Shown below is a listing with pictures; reproduce exactly, and only, the lines between the ones containing "Reproduce this chart with pgfplots." and "(5.25pt,471.75pt) rectangle (677.25pt,-20pt);", inclusive, leaving the pictures out.

[start of SUPPLIED RECORDS]

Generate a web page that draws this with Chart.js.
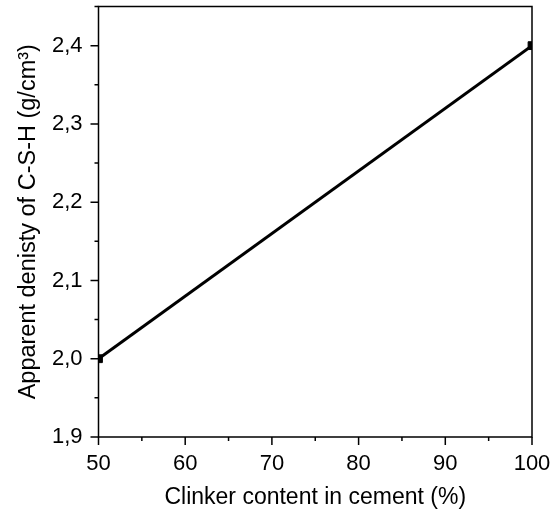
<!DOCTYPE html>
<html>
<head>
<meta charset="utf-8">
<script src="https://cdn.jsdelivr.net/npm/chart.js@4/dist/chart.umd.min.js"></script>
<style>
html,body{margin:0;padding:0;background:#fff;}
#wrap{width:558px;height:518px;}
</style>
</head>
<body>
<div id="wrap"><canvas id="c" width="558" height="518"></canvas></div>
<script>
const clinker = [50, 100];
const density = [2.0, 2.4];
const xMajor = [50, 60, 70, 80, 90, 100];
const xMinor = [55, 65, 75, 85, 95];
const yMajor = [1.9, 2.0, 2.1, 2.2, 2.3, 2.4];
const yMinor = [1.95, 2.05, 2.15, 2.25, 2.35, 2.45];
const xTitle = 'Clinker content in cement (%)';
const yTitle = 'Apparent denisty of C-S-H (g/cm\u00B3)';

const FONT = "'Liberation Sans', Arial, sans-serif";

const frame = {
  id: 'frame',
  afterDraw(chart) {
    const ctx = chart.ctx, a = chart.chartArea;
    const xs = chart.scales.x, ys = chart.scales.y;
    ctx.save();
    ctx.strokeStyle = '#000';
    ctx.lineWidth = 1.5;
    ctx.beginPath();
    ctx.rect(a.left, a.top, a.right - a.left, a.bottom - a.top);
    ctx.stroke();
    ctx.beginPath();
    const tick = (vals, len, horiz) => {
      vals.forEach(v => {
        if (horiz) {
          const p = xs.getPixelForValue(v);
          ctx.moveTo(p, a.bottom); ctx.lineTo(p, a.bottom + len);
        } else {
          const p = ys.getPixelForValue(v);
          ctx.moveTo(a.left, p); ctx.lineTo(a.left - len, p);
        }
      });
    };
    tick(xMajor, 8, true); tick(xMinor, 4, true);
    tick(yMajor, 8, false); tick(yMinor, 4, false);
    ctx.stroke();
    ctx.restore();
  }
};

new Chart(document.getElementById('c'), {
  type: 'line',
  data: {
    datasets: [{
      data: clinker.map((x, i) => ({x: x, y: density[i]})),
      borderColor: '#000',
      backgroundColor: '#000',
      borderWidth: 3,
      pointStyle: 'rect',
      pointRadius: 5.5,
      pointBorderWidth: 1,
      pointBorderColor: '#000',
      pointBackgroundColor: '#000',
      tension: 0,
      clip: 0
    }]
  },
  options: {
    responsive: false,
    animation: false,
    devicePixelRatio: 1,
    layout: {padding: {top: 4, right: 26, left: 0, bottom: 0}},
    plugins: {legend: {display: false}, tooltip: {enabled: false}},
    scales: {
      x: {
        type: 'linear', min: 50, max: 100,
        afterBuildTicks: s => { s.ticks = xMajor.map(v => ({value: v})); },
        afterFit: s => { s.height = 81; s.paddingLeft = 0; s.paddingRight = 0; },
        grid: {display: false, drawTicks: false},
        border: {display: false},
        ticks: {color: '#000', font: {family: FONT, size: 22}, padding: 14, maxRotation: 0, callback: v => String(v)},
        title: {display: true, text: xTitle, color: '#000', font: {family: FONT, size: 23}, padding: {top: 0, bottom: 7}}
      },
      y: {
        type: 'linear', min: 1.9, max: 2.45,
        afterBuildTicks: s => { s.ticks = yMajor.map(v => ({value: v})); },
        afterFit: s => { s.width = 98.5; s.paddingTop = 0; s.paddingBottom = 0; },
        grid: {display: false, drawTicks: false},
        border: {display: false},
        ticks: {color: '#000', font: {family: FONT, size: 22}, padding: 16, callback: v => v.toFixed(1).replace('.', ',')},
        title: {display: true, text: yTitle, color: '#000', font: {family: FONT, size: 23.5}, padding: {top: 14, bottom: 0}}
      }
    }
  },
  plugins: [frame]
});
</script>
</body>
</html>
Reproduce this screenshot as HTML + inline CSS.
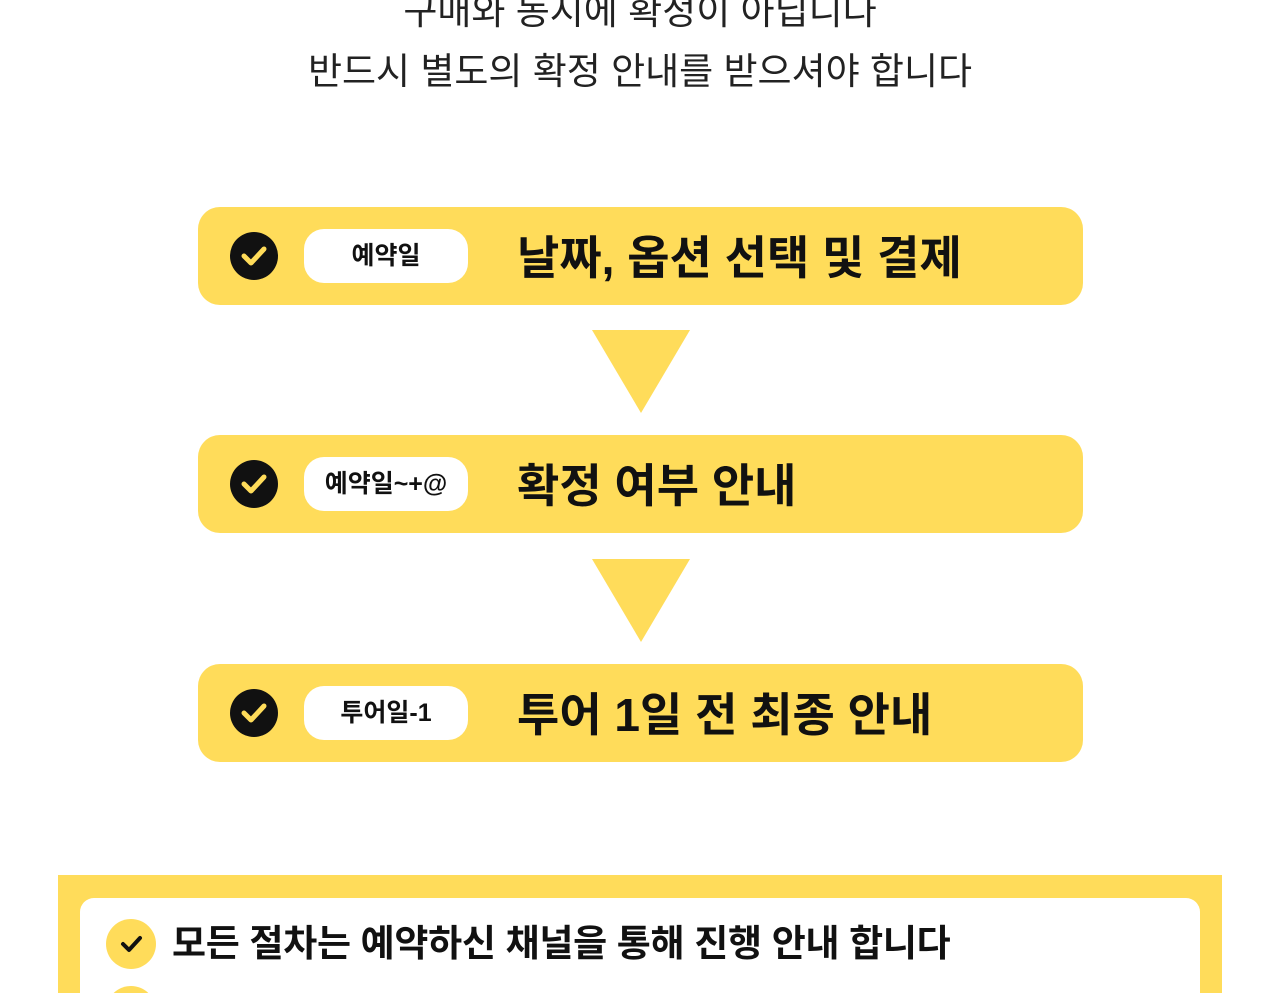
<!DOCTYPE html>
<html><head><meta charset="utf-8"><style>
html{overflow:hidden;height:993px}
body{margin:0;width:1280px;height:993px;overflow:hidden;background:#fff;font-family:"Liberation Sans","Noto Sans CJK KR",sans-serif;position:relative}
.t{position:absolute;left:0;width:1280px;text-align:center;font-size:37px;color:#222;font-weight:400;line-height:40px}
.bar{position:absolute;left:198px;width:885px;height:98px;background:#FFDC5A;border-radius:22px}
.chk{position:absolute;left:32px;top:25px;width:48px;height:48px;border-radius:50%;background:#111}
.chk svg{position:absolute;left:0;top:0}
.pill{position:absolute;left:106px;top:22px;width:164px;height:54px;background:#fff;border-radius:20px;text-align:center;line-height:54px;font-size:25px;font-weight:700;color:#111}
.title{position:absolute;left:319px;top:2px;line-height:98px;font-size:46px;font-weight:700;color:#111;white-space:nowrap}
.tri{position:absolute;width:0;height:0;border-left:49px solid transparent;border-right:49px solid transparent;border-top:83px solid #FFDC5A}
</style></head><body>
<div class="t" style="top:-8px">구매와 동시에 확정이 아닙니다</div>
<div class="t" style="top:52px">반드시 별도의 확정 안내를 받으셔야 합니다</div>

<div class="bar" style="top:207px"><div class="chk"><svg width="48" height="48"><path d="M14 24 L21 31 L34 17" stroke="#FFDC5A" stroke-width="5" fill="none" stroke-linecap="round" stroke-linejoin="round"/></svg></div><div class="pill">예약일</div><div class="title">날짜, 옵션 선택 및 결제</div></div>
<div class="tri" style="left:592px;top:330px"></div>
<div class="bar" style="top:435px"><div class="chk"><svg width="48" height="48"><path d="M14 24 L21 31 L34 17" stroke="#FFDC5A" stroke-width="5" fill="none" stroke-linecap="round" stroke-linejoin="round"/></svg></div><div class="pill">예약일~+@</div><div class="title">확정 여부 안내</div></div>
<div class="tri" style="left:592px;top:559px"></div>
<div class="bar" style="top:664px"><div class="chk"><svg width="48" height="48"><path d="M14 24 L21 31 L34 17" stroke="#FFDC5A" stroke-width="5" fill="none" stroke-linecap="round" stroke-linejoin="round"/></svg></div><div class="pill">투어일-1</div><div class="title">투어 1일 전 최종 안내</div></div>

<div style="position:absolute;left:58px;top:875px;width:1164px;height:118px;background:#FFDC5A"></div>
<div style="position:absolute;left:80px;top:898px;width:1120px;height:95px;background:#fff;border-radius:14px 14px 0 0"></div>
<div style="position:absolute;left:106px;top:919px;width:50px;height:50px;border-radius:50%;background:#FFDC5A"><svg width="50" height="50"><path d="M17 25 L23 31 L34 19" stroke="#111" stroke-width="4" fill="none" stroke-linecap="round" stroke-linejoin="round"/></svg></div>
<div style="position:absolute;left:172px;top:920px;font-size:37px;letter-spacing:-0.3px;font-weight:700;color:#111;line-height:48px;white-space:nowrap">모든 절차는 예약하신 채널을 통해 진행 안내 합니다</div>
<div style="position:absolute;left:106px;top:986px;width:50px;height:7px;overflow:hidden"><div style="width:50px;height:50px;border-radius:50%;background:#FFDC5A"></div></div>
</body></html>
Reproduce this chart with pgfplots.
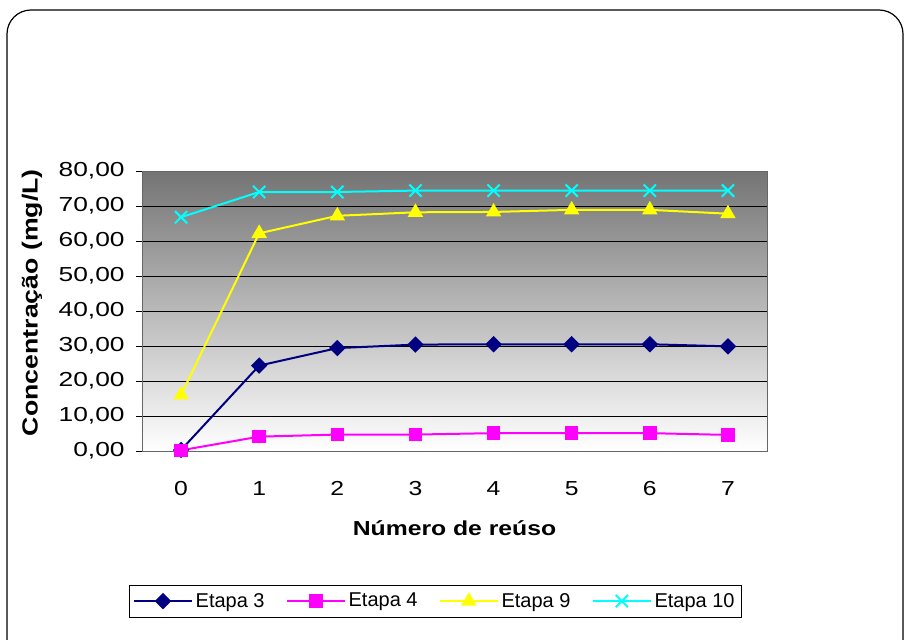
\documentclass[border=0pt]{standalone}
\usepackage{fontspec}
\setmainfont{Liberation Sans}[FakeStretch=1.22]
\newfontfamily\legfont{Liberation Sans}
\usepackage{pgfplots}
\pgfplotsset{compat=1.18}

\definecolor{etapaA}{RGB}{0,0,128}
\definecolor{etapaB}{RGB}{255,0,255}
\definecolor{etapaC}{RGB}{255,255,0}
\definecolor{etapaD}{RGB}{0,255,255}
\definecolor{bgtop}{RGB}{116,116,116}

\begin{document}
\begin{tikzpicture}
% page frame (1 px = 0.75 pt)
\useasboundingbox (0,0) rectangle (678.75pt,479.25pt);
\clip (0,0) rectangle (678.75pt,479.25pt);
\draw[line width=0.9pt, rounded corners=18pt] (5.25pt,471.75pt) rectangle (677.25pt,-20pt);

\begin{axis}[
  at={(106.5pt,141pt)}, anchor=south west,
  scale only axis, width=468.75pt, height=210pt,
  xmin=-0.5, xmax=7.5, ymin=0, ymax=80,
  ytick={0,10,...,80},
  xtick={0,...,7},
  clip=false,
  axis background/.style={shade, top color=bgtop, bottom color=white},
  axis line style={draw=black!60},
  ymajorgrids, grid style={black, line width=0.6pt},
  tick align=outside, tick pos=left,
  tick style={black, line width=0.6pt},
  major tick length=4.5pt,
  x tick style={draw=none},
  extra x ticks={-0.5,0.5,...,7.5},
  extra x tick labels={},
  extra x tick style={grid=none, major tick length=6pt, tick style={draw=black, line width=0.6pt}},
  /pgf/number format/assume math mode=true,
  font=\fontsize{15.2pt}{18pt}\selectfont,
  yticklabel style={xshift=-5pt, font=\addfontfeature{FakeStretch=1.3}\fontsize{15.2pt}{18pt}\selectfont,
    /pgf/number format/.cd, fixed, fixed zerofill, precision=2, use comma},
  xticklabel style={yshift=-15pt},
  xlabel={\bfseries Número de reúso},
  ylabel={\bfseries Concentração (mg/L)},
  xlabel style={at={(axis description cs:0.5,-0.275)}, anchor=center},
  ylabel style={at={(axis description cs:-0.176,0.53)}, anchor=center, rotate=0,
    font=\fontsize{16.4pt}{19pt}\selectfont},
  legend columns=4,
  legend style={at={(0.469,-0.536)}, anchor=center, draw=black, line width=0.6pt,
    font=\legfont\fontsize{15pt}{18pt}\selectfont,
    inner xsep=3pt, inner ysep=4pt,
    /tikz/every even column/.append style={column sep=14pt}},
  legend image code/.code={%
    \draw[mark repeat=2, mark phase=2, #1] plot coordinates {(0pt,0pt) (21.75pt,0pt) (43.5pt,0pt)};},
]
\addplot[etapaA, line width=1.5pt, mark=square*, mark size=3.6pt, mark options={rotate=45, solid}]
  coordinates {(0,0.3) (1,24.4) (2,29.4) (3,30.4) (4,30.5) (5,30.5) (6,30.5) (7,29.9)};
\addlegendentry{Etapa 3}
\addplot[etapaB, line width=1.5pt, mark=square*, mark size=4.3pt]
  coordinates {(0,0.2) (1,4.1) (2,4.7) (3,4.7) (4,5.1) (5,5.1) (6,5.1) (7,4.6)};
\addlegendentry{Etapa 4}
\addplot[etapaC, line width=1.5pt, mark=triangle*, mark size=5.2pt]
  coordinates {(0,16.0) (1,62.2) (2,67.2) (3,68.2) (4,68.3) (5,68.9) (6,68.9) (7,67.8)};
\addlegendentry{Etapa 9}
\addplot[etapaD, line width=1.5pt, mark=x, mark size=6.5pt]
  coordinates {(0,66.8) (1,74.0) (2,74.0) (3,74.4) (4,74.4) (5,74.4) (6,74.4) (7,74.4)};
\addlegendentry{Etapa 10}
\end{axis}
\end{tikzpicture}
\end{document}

[end of SUPPLIED RECORDS]

# SOLVED PROBLEM
Reproduce this chart with pgfplots.
\documentclass[border=0pt]{standalone}
\usepackage{fontspec}
\setmainfont{Liberation Sans}[FakeStretch=1.22]
\newfontfamily\legfont{Liberation Sans}
\usepackage{pgfplots}
\pgfplotsset{compat=1.18}

\definecolor{etapaA}{RGB}{0,0,128}
\definecolor{etapaB}{RGB}{255,0,255}
\definecolor{etapaC}{RGB}{255,255,0}
\definecolor{etapaD}{RGB}{0,255,255}
\definecolor{bgtop}{RGB}{116,116,116}

\begin{document}
\begin{tikzpicture}
% page frame (1 px = 0.75 pt)
\useasboundingbox (0,0) rectangle (678.75pt,479.25pt);
\clip (0,0) rectangle (678.75pt,479.25pt);
\draw[line width=0.9pt, rounded corners=18pt] (5.25pt,471.75pt) rectangle (677.25pt,-20pt);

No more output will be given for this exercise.